Making every section the same length. Some sections need more depth than others. A simple problem statement should be short. A complex proposed solution should be long. A well-understood risk section might be brief. Do not pad short sections or compress important ones to achieve uniform length.

Omitting the problem statement. Jumping straight to the solution without establishing the problem leaves reviewers guessing about your constraints and success criteria. The solution only makes sense in the context of the problem it solves.

Writing for approval rather than feedback. If your design doc reads like a sales pitch — all benefits, no trade-offs, no risks — reviewers will not trust it. Honest assessment of downsides builds more credibility than a polished presentation of only the upside.
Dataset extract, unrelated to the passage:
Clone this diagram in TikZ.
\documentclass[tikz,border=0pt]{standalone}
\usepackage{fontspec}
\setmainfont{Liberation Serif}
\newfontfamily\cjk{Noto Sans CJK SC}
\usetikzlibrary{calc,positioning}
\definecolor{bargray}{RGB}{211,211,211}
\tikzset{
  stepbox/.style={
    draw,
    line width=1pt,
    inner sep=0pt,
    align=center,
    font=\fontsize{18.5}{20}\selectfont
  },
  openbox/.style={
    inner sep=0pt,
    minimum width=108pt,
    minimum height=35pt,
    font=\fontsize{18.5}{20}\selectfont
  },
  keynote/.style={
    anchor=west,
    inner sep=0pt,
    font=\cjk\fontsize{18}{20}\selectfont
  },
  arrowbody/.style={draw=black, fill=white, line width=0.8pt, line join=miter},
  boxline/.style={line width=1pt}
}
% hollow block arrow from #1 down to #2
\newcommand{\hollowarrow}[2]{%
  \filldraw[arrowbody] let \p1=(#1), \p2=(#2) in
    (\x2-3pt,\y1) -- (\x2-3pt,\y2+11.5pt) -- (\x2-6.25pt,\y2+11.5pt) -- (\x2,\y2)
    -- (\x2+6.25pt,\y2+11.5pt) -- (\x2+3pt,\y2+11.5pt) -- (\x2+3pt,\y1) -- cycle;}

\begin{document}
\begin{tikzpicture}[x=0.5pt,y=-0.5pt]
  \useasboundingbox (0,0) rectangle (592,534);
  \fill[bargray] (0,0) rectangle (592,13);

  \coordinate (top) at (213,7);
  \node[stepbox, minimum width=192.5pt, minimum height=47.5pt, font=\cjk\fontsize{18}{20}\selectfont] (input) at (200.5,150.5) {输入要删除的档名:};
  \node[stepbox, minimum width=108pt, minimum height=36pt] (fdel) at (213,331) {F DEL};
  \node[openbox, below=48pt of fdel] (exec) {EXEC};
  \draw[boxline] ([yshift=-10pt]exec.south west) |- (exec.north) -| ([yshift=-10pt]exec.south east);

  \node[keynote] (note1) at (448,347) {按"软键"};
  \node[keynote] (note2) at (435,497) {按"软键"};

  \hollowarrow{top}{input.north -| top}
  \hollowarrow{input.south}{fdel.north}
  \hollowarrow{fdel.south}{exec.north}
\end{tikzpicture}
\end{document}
Not specifying who will review the doc. Identify reviewers explicitly. Include people from teams that will be affected by the change, people with relevant domain expertise, and at least one person who tends to ask hard questions. Unspecified review ownership means no one reviews it.

Key Takeaways

The six core sections — Context, Goals/Non-Goals, Proposed Solution, Alternatives Considered, Risks, and Timeline — form a proven structure that works for most design documents.
Each section serves a specific purpose. Context grounds the reader, goals define success, the solution describes the approach, alternatives demonstrate rigor, risks show awareness, and the timeline sets expectations.
The Alternatives Considered section is the most important. It demonstrates that you evaluated the option space deliberately and builds reviewer trust.
Non-goals are as important as goals. They prevent scope creep and preempt "but what about..." feedback.
Write for your reviewer: enough detail to evaluate the design, not so much that the doc becomes an implementation spec.
Leave out implementation details, speculative future work, and background that most readers already know.